━━━ Data to use

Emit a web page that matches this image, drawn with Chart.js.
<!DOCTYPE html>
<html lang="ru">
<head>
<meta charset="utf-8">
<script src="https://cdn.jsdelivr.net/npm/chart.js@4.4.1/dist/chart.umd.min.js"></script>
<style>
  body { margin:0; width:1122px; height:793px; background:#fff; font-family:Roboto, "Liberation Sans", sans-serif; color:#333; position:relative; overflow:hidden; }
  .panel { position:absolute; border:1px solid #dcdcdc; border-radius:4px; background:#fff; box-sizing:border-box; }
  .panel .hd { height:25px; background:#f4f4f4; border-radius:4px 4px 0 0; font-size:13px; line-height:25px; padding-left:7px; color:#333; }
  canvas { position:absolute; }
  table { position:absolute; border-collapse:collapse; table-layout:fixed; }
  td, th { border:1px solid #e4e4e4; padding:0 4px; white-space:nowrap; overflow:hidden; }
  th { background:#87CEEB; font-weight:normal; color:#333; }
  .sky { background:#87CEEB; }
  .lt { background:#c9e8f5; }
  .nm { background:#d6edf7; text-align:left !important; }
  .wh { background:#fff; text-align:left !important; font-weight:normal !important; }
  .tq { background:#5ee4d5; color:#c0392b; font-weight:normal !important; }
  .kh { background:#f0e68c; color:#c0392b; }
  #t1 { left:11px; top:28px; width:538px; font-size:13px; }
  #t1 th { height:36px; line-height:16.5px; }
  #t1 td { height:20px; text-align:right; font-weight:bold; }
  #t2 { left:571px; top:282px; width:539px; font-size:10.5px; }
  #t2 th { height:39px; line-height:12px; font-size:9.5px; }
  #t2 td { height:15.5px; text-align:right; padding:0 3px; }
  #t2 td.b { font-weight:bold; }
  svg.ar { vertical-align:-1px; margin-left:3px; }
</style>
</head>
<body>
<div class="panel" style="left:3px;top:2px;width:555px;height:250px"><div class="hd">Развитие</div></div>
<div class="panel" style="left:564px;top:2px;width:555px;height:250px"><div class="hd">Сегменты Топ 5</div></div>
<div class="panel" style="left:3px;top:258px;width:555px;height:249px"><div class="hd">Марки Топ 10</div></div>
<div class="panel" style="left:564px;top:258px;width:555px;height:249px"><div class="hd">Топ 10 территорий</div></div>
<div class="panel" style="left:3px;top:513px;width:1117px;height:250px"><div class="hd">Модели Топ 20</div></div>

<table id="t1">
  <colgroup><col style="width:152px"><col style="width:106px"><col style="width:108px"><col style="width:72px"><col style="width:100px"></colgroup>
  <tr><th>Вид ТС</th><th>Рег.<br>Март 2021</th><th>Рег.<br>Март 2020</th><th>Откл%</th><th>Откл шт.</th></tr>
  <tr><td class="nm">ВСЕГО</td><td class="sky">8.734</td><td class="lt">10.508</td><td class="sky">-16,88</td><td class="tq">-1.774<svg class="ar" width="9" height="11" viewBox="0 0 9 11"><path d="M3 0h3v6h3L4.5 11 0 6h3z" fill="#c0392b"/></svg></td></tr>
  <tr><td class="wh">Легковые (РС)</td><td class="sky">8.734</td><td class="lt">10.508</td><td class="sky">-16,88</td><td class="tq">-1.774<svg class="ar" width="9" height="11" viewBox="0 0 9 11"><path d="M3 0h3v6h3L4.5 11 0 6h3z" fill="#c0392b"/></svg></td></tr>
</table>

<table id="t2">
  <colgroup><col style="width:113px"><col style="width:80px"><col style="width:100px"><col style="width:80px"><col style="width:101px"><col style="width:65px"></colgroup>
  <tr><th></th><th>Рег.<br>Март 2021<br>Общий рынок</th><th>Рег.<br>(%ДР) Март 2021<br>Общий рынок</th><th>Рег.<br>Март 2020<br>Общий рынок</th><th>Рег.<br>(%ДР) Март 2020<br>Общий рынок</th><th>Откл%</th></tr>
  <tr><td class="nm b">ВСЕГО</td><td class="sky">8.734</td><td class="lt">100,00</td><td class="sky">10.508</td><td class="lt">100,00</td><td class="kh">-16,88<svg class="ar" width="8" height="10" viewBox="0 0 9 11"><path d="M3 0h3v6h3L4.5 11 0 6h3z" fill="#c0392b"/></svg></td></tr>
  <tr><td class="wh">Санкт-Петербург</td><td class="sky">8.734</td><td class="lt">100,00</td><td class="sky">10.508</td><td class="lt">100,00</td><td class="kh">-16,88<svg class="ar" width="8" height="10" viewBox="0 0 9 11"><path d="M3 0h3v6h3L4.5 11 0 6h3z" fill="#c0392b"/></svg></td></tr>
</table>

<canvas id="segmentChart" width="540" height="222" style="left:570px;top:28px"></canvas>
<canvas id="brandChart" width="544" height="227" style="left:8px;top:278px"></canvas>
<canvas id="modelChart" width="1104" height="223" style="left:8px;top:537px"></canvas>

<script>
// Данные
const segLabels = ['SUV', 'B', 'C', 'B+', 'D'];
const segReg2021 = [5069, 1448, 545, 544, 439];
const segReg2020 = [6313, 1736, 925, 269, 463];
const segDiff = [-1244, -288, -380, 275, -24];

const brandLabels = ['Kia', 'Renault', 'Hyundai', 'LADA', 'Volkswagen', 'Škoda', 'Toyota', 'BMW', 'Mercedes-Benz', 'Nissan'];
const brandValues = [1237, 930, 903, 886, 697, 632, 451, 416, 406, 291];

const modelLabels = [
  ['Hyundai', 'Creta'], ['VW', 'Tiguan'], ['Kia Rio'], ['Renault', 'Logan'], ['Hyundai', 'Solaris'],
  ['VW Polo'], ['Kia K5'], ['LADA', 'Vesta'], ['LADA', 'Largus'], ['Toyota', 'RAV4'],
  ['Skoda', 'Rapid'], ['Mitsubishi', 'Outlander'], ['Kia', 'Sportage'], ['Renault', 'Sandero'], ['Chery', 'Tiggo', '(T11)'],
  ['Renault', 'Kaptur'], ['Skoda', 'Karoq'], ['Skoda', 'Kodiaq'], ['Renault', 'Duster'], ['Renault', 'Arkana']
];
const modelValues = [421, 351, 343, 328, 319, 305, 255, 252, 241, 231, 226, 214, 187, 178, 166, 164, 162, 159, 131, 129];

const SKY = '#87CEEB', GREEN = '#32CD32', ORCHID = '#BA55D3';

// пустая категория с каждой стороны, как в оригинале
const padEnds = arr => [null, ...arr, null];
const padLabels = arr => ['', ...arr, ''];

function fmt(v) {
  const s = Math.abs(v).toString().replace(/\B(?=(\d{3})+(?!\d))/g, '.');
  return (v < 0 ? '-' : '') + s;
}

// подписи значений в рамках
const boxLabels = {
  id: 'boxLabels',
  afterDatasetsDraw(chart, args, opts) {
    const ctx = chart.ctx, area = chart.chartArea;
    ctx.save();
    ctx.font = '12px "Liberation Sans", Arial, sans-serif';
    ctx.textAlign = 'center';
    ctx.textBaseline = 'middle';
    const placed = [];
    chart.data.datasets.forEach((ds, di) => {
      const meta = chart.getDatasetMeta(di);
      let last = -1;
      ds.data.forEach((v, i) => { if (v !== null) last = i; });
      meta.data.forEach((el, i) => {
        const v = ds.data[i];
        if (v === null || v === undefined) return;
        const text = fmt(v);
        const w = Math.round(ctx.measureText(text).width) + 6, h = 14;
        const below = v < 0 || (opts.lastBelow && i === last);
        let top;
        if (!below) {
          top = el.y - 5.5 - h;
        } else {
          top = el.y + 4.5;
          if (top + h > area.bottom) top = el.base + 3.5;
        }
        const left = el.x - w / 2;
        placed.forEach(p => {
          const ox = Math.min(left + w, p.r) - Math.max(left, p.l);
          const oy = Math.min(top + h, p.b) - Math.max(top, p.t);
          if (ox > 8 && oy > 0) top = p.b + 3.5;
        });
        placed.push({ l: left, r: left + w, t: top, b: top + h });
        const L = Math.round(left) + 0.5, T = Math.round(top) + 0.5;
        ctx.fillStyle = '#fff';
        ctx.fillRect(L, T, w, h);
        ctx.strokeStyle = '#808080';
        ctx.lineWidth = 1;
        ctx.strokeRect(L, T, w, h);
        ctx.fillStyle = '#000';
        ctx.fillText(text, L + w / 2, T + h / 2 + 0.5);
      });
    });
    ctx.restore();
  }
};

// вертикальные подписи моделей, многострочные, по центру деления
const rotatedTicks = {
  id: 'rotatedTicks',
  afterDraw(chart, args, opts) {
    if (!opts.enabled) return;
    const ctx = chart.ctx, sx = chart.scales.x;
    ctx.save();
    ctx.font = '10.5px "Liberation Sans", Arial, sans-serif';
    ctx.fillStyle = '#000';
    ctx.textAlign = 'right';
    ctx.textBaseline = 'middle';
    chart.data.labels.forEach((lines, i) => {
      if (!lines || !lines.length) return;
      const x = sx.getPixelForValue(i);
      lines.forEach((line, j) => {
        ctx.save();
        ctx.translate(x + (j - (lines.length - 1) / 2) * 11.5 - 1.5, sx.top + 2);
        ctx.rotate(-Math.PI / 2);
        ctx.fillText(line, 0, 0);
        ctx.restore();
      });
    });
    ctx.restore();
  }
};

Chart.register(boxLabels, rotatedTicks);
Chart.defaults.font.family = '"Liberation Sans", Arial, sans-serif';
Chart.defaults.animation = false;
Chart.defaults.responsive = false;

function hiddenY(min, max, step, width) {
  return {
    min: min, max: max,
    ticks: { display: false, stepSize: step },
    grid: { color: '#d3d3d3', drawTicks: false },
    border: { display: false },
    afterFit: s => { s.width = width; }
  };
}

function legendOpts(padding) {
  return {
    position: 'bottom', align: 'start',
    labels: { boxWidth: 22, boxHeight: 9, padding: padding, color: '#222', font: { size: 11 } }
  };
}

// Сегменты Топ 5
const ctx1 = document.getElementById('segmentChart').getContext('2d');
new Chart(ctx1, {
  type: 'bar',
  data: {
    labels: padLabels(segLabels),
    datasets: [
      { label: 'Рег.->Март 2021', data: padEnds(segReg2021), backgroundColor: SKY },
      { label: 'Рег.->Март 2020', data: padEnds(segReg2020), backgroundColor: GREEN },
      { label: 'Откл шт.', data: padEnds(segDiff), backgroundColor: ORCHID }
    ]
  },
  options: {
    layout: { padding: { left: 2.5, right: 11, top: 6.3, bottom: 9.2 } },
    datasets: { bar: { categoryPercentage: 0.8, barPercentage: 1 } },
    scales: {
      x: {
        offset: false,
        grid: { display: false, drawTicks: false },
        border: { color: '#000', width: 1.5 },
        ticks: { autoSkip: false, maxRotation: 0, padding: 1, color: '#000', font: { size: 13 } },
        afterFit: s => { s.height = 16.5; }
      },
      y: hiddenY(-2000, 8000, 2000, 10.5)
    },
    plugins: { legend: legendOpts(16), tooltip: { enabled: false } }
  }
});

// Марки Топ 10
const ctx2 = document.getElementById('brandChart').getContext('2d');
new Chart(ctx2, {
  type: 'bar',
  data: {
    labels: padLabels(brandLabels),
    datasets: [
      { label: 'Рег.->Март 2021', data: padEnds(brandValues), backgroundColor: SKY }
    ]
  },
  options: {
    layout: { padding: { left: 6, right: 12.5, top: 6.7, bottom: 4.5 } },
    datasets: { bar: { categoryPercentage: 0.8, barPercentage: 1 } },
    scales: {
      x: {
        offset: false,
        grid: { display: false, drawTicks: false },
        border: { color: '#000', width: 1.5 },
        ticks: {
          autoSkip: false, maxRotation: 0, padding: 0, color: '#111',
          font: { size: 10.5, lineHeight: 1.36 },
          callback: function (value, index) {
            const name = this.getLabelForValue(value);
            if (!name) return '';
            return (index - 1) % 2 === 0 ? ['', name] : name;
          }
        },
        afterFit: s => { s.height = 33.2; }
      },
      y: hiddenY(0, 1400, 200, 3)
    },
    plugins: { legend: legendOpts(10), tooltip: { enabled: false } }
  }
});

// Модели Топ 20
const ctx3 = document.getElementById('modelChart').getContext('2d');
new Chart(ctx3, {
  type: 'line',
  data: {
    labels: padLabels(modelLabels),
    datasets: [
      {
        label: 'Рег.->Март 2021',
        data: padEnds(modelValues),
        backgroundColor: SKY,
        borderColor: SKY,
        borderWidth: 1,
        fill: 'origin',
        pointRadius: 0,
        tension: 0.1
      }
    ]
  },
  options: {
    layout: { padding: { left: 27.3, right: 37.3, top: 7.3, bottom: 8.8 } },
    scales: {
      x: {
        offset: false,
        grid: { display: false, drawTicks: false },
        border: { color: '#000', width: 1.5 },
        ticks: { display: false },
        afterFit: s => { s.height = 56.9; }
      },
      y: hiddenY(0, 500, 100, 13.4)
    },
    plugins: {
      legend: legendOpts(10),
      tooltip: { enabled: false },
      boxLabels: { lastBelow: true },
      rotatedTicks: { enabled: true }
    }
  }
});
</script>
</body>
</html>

━━━━━━
━━━ Data to use

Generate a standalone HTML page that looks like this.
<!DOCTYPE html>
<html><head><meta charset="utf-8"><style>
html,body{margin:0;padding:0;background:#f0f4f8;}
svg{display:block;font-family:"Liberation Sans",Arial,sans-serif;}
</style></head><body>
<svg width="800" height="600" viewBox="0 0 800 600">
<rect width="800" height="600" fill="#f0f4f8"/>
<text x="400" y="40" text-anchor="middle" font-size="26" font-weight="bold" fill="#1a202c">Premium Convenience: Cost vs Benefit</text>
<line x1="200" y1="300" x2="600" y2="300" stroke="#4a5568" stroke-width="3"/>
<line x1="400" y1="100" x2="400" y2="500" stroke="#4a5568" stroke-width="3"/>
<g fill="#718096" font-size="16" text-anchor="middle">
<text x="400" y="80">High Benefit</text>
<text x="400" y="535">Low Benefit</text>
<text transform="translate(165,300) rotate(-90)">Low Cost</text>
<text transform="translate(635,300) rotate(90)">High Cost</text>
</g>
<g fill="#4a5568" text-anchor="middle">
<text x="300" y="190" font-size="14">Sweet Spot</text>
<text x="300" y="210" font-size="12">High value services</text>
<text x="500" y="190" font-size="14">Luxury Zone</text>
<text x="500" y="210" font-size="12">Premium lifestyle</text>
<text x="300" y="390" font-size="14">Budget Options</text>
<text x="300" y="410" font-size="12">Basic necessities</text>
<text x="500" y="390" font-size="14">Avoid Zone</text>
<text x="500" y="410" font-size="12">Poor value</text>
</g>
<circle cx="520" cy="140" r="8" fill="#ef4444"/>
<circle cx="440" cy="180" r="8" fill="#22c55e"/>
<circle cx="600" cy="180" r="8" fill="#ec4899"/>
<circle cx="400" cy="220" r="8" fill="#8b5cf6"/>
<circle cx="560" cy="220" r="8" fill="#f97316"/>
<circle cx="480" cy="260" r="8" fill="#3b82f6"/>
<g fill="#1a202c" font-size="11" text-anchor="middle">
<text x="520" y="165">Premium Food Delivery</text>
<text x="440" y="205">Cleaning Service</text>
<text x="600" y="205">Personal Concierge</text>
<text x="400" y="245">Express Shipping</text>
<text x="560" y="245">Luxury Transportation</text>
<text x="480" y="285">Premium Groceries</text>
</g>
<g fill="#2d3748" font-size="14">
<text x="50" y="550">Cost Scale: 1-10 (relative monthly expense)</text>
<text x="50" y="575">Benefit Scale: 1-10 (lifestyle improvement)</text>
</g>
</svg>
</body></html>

━━━━━━
━━━ Data to use

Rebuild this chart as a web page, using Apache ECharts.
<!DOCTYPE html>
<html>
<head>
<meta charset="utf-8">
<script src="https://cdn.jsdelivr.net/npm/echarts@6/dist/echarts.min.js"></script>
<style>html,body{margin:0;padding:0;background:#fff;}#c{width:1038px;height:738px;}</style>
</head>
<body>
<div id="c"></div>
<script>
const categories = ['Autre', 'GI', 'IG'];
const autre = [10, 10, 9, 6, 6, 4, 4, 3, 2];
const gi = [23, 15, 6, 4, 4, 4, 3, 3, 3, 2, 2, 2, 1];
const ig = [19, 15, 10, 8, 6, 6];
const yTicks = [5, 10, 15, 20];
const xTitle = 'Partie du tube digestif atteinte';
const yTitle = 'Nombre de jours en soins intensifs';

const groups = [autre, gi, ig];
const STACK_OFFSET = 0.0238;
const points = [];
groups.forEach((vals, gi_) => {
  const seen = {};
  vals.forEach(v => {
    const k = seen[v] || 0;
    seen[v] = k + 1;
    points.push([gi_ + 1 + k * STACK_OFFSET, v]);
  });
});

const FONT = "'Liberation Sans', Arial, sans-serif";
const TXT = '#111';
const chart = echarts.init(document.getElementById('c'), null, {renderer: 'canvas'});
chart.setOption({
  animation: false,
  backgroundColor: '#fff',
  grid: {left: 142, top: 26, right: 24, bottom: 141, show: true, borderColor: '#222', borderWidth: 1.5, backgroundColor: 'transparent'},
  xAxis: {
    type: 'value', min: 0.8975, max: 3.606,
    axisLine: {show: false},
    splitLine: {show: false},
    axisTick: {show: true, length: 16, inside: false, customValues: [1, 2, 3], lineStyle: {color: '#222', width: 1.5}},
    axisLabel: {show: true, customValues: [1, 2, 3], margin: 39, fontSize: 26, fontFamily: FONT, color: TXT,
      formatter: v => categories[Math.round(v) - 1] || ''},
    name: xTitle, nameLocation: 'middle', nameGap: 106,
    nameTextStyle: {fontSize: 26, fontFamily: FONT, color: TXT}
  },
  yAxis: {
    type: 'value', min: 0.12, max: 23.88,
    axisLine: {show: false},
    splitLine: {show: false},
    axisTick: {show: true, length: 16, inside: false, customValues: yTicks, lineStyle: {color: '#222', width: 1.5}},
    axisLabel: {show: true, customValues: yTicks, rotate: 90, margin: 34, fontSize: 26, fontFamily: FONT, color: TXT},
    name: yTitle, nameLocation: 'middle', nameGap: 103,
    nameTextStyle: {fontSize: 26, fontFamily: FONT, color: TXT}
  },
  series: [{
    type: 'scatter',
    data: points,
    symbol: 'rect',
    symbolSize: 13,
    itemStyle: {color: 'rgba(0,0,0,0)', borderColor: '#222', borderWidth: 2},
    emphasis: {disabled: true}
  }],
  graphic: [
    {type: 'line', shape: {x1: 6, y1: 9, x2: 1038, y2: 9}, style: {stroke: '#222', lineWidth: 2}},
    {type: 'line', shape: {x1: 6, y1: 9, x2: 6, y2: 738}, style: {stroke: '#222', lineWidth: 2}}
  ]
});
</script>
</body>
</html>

━━━━━━

**What is being asked**:
In the records above, locate the lines holding the word "that". Copy each of them.

**Answer to this task**:
Emit a web page that matches this image, drawn with Chart.js.
Generate a standalone HTML page that looks like this.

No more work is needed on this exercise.